Marc certainly ranks amongst the most vile of literary characters. He is a narcissist: “I’m more charming than most men (76). He is a misogynist who theorizes that only a “dirty, unwashed dick” with “filthy worthless sperm that smells like a half-finished bottle of fermented dairy drink stuck at the back of the fridge” (56) will have sex with an ugly woman and that “A half rape – women always like that. All women” (243). Though a physician, he does not “worry too much about medical standards. About what is, strictly speaking, medically responsible” (49). He gives his patients “the illusion of attention” (1). He has an aversion to the human body, asserting that “Human bodies are horrible enough as it is, even with their clothes on” (3), so he avoids examining patients except as “you might look at a dead animal in the road” (45). He is a hypocrite who hates men thinking of his daughters in a sexual way, but who joins his male companions in more than admiring three young women, “in fact more girls than young women” (221) and agrees to have his daughter audition to be a teen model in the U.S. His friends are Ralph, a boor with rapacious appetites for food and women, and Stanley, a lecherous soft- core film director whose companion is forty years younger.

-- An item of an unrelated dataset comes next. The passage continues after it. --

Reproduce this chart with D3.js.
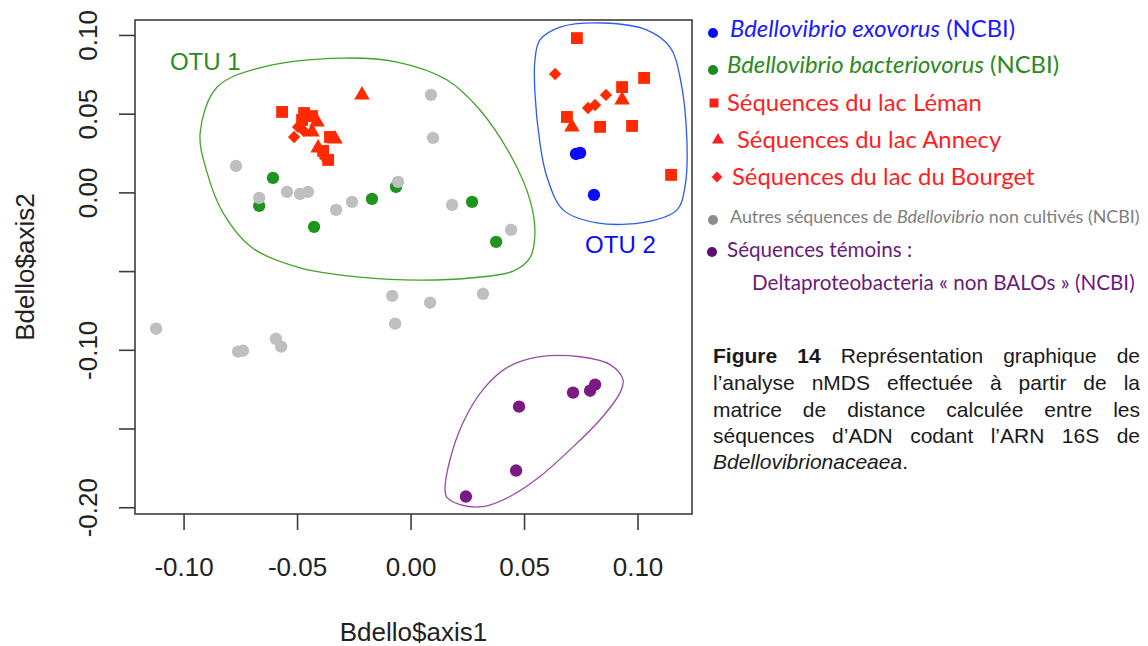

The novel addresses a number of issues: the objectification and sexualization of girls, the extent to which a person might go to protect him/herself or to exact revenge. Some of the content will certainly induce discomfort. And there are few answers; even the crime that is committed is left unsolved, so readers who dislike indeterminate endings should stay away.
Though the book is disquieting, I found it difficult to put down. The portrayal of Marc’s psyche is a masterpiece, though at the end the reader may want to take a cleansing dive in a swimming pool.